Avec son style franc que nous connaissons bien depuis la grève étudiante de 2012, Gabriel Nadeau-Dubois pose des questions percutantes. Les réponses du professeur émérite sont limpides. Les notes en bas de page constituent des informations complémentaires essentielles.
L’entretien porte principalement sur les sujets suivants : le système universitaire américain, l’impact de l’augmentation des frais de scolarité, la mobilité sociale, la bureaucratisation des universités américaines, la marchandisation des universités selon un modèle entrepreneurial, l’excellence académique, le financement de la recherche universitaire, la mobilisation étudiante au Mexique et au Québec, les prochaines luttes à mener pour inverser les politiques épeurantes et destructrices du gouvernement fédéral du Canada.
Le titre de l’épilogue est une phrase exprimée par Noam Chomsky au cours de cet entretien mémorable : « L’université est en train de devenir un Walmart ». J’aimerais terminer la recension de Libres d’apprendre en citant cette autre pensée de Chomsky : « Les étudiants américains ressortent des universités blessés pour le reste de leur vie. »
Notices
Le livre est complété par des notices biographiques sur les auteurs et auteures du collectif Libres d’apprendre.

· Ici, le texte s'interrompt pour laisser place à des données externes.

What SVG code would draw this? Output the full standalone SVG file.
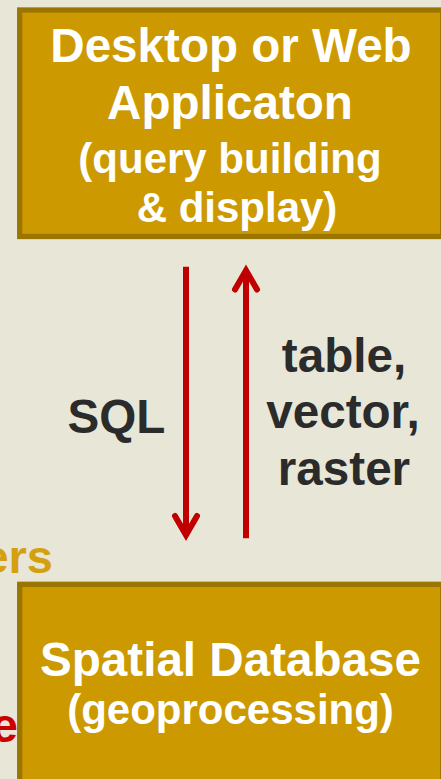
<svg xmlns="http://www.w3.org/2000/svg" width="441" height="779" viewBox="0 0 441 779">
<defs>
<style>
.box{fill:#cc9a00;stroke:#9a7500;stroke-width:5.3}
.t{font-family:"Liberation Sans",Arial,sans-serif;font-weight:bold;text-anchor:middle}
.w{fill:#ffffff}
.d{fill:#2b2b2b}
.big{font-size:47.6px}
.sm{font-size:42px}
.arr{stroke:#c00000;stroke-width:6;fill:none}
.head{stroke:#c00000;stroke-width:6;fill:none;stroke-linecap:round;stroke-linejoin:miter}
</style>
</defs>
<rect x="0" y="0" width="441" height="779" fill="#e8e6d7"/>
<text x="53" y="573" font-family="Liberation Sans, Arial, sans-serif" font-weight="bold" font-size="47" fill="#d4a010" text-anchor="end">ers</text>
<text x="18" y="742" font-family="Liberation Sans, Arial, sans-serif" font-weight="bold" font-size="48" fill="#cc0000" text-anchor="end">e</text>
<g id="app">
<rect class="box" x="19.7" y="10" width="423" height="226.5"/>
<text class="t w big" x="231" y="62">Desktop or Web</text>
<text class="t w big" x="230" y="119">Applicaton</text>
<text class="t w sm" x="230" y="173">(query building</text>
<text class="t w sm" x="237" y="221.5">&amp; display)</text>
</g>
<g id="db">
<rect class="box" x="19.7" y="584.3" width="423" height="220"/>
<text class="t w big" x="230.5" y="675.5">Spatial Database</text>
<text class="t w sm" x="230.5" y="724">(geoprocessing)</text>
</g>
<g id="connectors">
<line class="arr" x1="186" y1="266.7" x2="186" y2="533"/>
<polyline class="head" points="175,516 186,535 197,516"/>
<line class="arr" x1="246" y1="538.3" x2="246" y2="272"/>
<polyline class="head" points="235,289.5 246,270.5 257,289.5"/>
<text class="t d big" x="116.5" y="432.7">SQL</text>
<text class="t d big" x="344" y="371.7">table,</text>
<text class="t d big" x="343" y="428.3">vector,</text>
<text class="t d big" x="344" y="485">raster</text>
</g>
</svg>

Ces personnes, de différentes générations, proviennent de milieux variés. C’est tout à l’honneur de Gabriel Nadeau-Dubois d’avoir sollicité et réuni leurs témoignages édifiants.
Référence
Nadeau-Dubois, Gabriel, dir. – Libres d’apprendre. Plaidoyers pour la gratuité scolaire. – Préface de Fred Pellerin. – Montréal : Écosociété, 2014. – 200p. – ISBN 978-2-89719-150-4 (papier), 978-2-89719-151-1 (ePub) et 978-2-89719-152-8 (PDF). – Bibliothèques de Montréal et BAnQ : à venir.
Avec des textes de Normand Baillargeon, Anne-Marie Boucher, Noam Chomsky, Marie-Claude Goulet, Philippe Hurteau, Micheline Lanctôt, Widia Larivière, Eric Martin, Melissa Mollen Dupuis, Lise Payette, Francine Pelletier, Julia Posca, Yvon Rivard, Michel Seymour et Simon Tremblay-Pepin.